Aristoteles, Politika adlı kitabında, “insanın hayattaki temel gayesi mutlu olmaktır” diyor. Bunun için de ahlaklı insanlardan oluşan bir devlet yönetimi olmasını şart koşar. Türk düşünürleri Farabi ve Yusuf Has Hacip de yakın görüşleri ifade ederler.
Kısacası, mutluluk için hayata iyimser bir bakış ve ahlaklı insanlardan oluşan bir yönetim ve sisteme ihtiyaç bulunduğu gerçeği kadim bir bilgidir.
Bayram günleri bu anlamda muhakeme ve muhasebe yapma fırsatı ve imkanı verir.
BENCE
Bu gün ülke ve insan olarak birçok sorunumuz bulunmaktadır. Ancak, her şeye rağmen “Bayram gelmiş neyime” türküsünü hiç söylemeyelim…
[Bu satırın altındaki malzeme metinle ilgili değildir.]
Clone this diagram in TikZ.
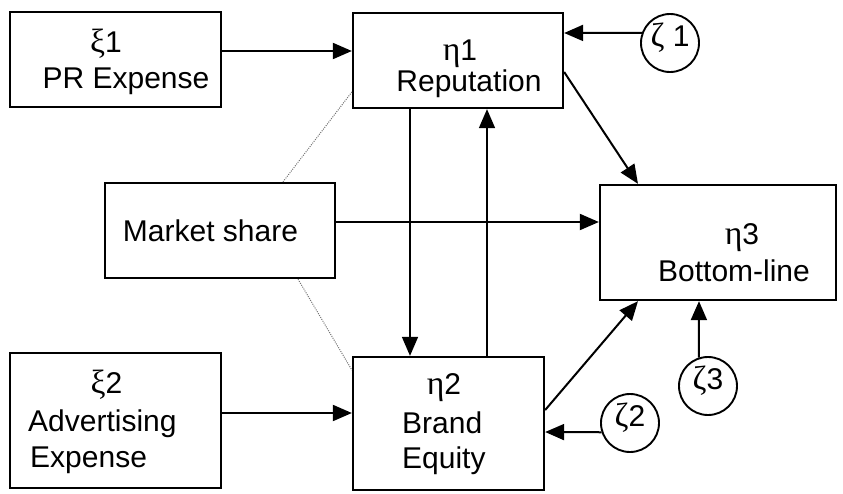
\documentclass[tikz,border=0pt]{standalone}
\usepackage{fontspec}
\setmainfont{Liberation Sans}
\newfontfamily\grk[Scale=1.12]{Liberation Serif}
\usetikzlibrary{arrows.meta}
\begin{document}
\begin{tikzpicture}[x=1pt,y=-1pt,
  box/.style={draw, line width=2.3pt, inner sep=0pt},
  txt/.style={font=\fontsize{30pt}{36pt}\selectfont, inner sep=0pt},
  err/.style={draw, circle, line width=1.9pt, minimum size=58pt, inner sep=0pt,
    font=\fontsize{30pt}{36pt}\selectfont, text height=0.75em, text depth=0pt},
  arr/.style={line width=2pt, -{Triangle[length=19pt,width=16pt]}},
  varr/.style={arr, line width=1.6pt},
  corr/.style={dash pattern=on 1pt off 1.2pt, line width=1pt, black!55}]
\useasboundingbox (0,0) rectangle (843,493);

% boxes
\node[box, minimum width=211pt, minimum height=95pt]  (xi1)  at (115.5,59.5) {};
\node[box, minimum width=210pt, minimum height=95pt]  (eta1) at (458,60.5) {};
\node[box, minimum width=230pt, minimum height=95pt]  (ms)   at (220,230.5) {};
\node[box, minimum width=236pt, minimum height=115pt] (eta3) at (718,242.5) {};
\node[box, minimum width=211pt, minimum height=135pt] (xi2)  at (115.5,420.5) {};
\node[box, minimum width=191pt, minimum height=133pt] (eta2) at (448.5,423.5) {};

% texts
\node[txt, anchor=base] (xi1a) at (106,52) {{\grk ξ}1};
\node[txt, anchor=base] (xi1b) at (126,88) {PR Expense};
\node[txt, anchor=base] (eta1a) at (460,60) {{\grk η}1};
\node[txt, anchor=base] (eta1b) at (469,91) {Reputation};
\node[txt, anchor=base] (msa) at (210.5,241) {Market share};
\node[txt, anchor=base] (xi2a) at (106.5,393) {{\grk ξ}2};
\node[txt, anchor=base west] (xi2b) at (28,431) {Advertising};
\node[txt, anchor=base west] (xi2c) at (30,467) {Expense};
\node[txt, anchor=base] (eta3a) at (742,244) {{\grk η}3};
\node[txt, anchor=base] (eta3b) at (734,281) {Bottom-line};
\node[txt, anchor=base] (eta2a) at (444,394) {{\grk η}2};
\node[txt, anchor=base west] (eta2b) at (402,433) {Brand};
\node[txt, anchor=base west] (eta2c) at (402,468) {Equity};

% error circles
\node[err] (z1) at (670,43) {{\grk ζ} 1};
\node[err] (z2) at (630,423) {{\grk ζ}2};
\node[err] (z3) at (708,386) {{\grk ζ}3};

% arrows
\draw[arr] ([yshift=8.5pt]xi1.east) -- ([yshift=9.5pt]eta1.west);
\draw[arr] (z1.160) -- ([yshift=27.5pt]eta1.east);
\draw[arr] ([yshift=8.5pt]ms.east) -- ([yshift=20.5pt]eta3.west);
\draw[arr] ([yshift=7.5pt]xi2.east) -- ([yshift=10.5pt]eta2.west);
\draw[arr] (z2.198) -- ([yshift=-8.5pt]eta2.east);
\draw[varr] ([xshift=-48pt]eta1.south) -- ([xshift=-38.5pt]eta2.north);
\draw[varr] ([xshift=38.5pt]eta2.north) -- ([xshift=29pt]eta1.south);
\draw[arr] (z3.108) -- ([xshift=-19pt]eta3.south);
\draw[arr] ([yshift=-11.5pt]eta1.east) -- ([xshift=-80pt]eta3.north);
\draw[arr] ([yshift=13.5pt]eta2.east) -- ([xshift=-80pt]eta3.south);

% correlations
\draw[corr] ([xshift=63pt]ms.north) -- ([yshift=-31.5pt]eta1.west);
\draw[corr] ([xshift=78pt]ms.south) -- ([yshift=53.5pt]eta2.west);
\end{tikzpicture}
\end{document}
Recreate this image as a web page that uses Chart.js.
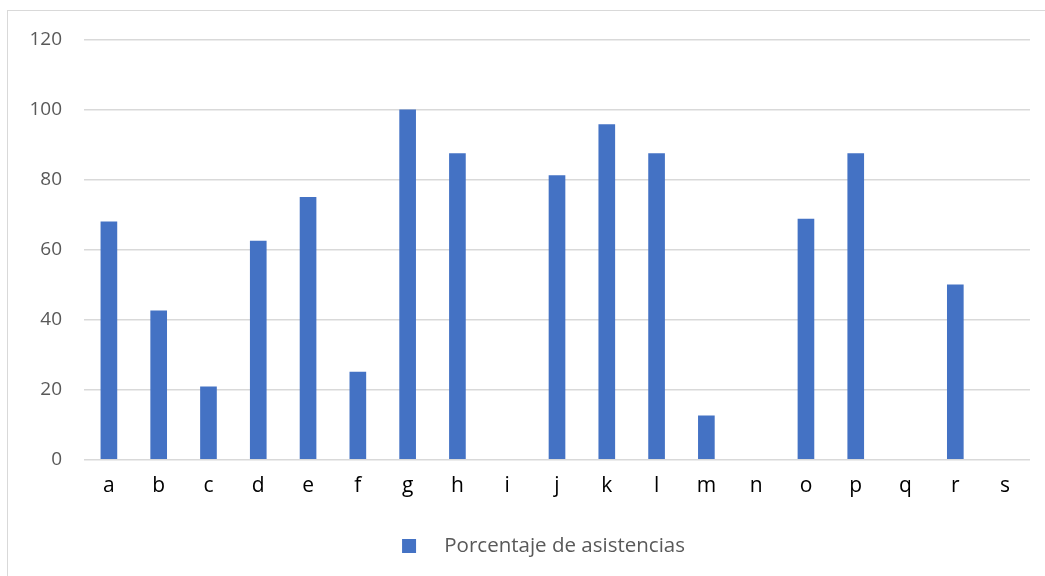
<!DOCTYPE html>
<html>
<head>
<meta charset="utf-8">
<script src="https://cdn.jsdelivr.net/npm/chart.js@4/dist/chart.umd.min.js"></script>
<style>
  html, body { margin: 0; padding: 0; background: #fff; overflow: hidden; }
  #frame { position: absolute; left: 7px; top: 10px; width: 1100px; height: 700px;
           border-left: 1.5px solid #d9d9d9; border-top: 1.5px solid #d9d9d9; }
  #wrap { position: absolute; left: 0; top: 0; width: 1045px; height: 576px; }
</style>
</head>
<body>
<div id="frame"></div>
<div id="wrap"><canvas id="c" width="1045" height="576"></canvas></div>
<script>
const categories = ['a','b','c','d','e','f','g','h','i','j','k','l','m','n','o','p','q','r','s'];
const seriesLabel = 'Porcentaje de asistencias';
const attendance = [68, 42.5, 20.8, 62.5, 75, 25, 100, 87.5, 0, 81.25, 95.8, 87.5, 12.5, 0, 68.75, 87.5, 0, 50, 0];
const yTicks = [0, 20, 40, 60, 80, 100, 120];

const barColor = '#4472C4';
const fontFamily = "'Open Sans', 'Liberation Sans', sans-serif";

// legend marker: transparent lead-in, square, transparent gap before the text
const marker = document.createElement('canvas');
marker.width = 89; marker.height = 14;
const mctx = marker.getContext('2d');
mctx.fillStyle = barColor;
mctx.fillRect(57, 0, 14, 14);

new Chart(document.getElementById('c'), {
  type: 'bar',
  data: {
    labels: categories,
    datasets: [{
      label: seriesLabel,
      data: attendance,
      backgroundColor: (ctx) => (ctx.raw === 0 ? 'rgba(0,0,0,0)' : barColor),
      borderWidth: 0,
      barThickness: 16,
      pointStyle: marker
    }]
  },
  options: {
    responsive: false,
    animation: false,
    layout: { padding: { left: 0, right: 15, top: 40, bottom: 10 } },
    plugins: {
      tooltip: { enabled: false },
      legend: {
        position: 'bottom',
        labels: {
          usePointStyle: true,
          pointStyleWidth: 89,
          boxHeight: 14,
          color: '#595959',
          font: { family: fontFamily, size: 20.5 },
          padding: 10
        }
      }
    },
    scales: {
      x: {
        offset: true,
        grid: { display: false },
        border: { display: false },
        ticks: { color: '#000', font: { family: fontFamily, size: 21 }, padding: 6 },
        afterFit: (s) => { s.height = 66; }
      },
      y: {
        min: 0, max: 120,
        afterBuildTicks: (s) => { s.ticks = yTicks.map(v => ({ value: v })); },
        grid: { color: '#d9d9d9', lineWidth: 1.5, drawTicks: false, tickLength: 0 },
        border: { display: false },
        ticks: { color: '#595959', font: { family: fontFamily, size: 19 }, padding: 22 },
        afterFit: (s) => { s.width = 84; }
      }
    }
  }
});
</script>
</body>
</html>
Bayram yapmak için sebebimiz çok…
MESELA,
ABD destekli FETÖ Terör Örgütü’nün Türkiye Cumhuriyeti Devleti’ni ele geçirmek için 15 Temmuz 2016 gecesinde başlattığı saldırıya karşı insanımızın gösterdiği “kahramanlık” az şey değildir.
Millet olarak, toplum olarak BİRLİKTE; Cumhuriyetimize, egemenliğimize ve irademize sahip çıkarak saldırgan ABD de olsa teslim olmamak ve savunma cesareti göstermek küçük şey değildir.
Bu günü bayram yapmamız için bu dahi yeterlidir.
Geleceğe iyimser pencereden bakalım; mutlu olmak hakkımızdır.
Mutlu/huzurlu Bayram yaşamanızı diliyorum.